The 5 Reasons You Shouldn’t Sign a Mandatory Arbitration Clause or Jury Waiver

By Andrea Richard

But there is one way in this country in which all [people]are created equal—there is one human institution that makes a pauper the equal of a Rockefeller[.]  That institution, gentlemen, is a court.   . . .  in this country our courts are the great levelers, and in our courts all [people] are created equal.”

Atticus Finch, To Kill a Mockingbird by Harper Lee

Mandatory arbitration clauses and jury waivers are showing up more and more.  Large companies, including insurance companies, sometimes ask their customers and employees to wave one of their most important rights by agreeing to settle any disputes outside of the jury system, behind closed doors in private arbitration. Jury waivers and mandatory arbitration clauses are showing up in leases, checking account agreements, car loans and home loan agreements.  These waivers are also becoming more common in employment contracts.  We each have a constitutional right to have civil cases heard by a jury of our peers.  This is a powerful right that should not be given away without careful consideration.

Like any human endeavor, the jury system is not perfect. However, the American jury system is the best in the world.  No one can lobby, payoff, or corrupt a jury.  There are certain cases that can best be handled in a private arbitration.  However, it is unfair for companies to demand that a consumer sign mandatory arbitration clauses and jury waivers before there is even a dispute.

Don’t give up your rights before you know what the dispute is. While it is legal to ask someone to give up a constitutional right, these waivers are not in your best interest. In essence, the company is forcing you to decide how to resolve the dispute before you even know what the dispute is.

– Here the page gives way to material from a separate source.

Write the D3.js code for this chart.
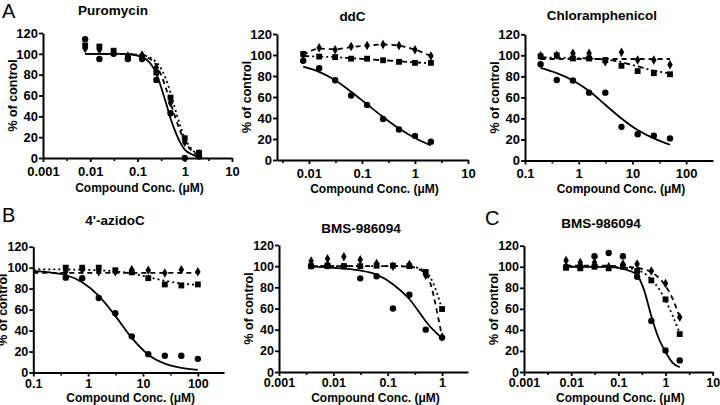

Here are the reasons we suggest you do not sign a mandatory arbitration clause or a jury waiver:

  1. Jury trials are good. The right to a jury trial may be one of your most important rights. It is your right to be heard by a jury of your peers. Juries are democracy in action. Jury trials give everyday citizens power in our government and our justice system.
  2. Arbitrations are secret. Arbitrations are held in private. Because arbitration is conducted behind closed doors, corporate behavior can remain hidden and unchallenged.
  3. Arbitration can be expensive. Many companies don’t inform consumers that arbitration can be extremely expensive. Typically, parties to an arbitration must pay for the entire arbitration proceeding, from hiring an arbitrator to paying for the hearing space.  If you proceed in state or federal court, you pay a filing fee.  The judge that considers your case is paid by the public.  In contrast, each side must pay half of the arbitrator’s fees which can be substantial.
  4. Arbitrators’ decisions are not reviewed by a judge. If you get an arbitrator that makes a bad decision or is unfair, there is little or no ability to have that decision reviewed. Juries, because they deliberate as a group and draw on their collective wisdom, are often better able to deliver justice.
  5. Arbitration sometimes favors larger institutions and companies. An individual often will not hire an arbitrator again. Most arbitrators are conscientious and try to do the right thing.  However, some arbitrators may inadvertently favor a large corporation or insurance company who could offer them repeat business.

What should you do? We suggest that you cross out (and initial your cross out) any mandatory arbitration clauses or jury waivers that are presented to you.  Many times the person working with you on the transaction will accept the change and proceed.

Your maximum bargaining position is on the front end.  Once you have signed and agreed, it’s too late.  If they say your change creates a counteroffer, don’t give in.    Ultimately, most companies will want the transaction to go forward and will accept your change. If they won’t, perhaps you should reconsider doing business with them.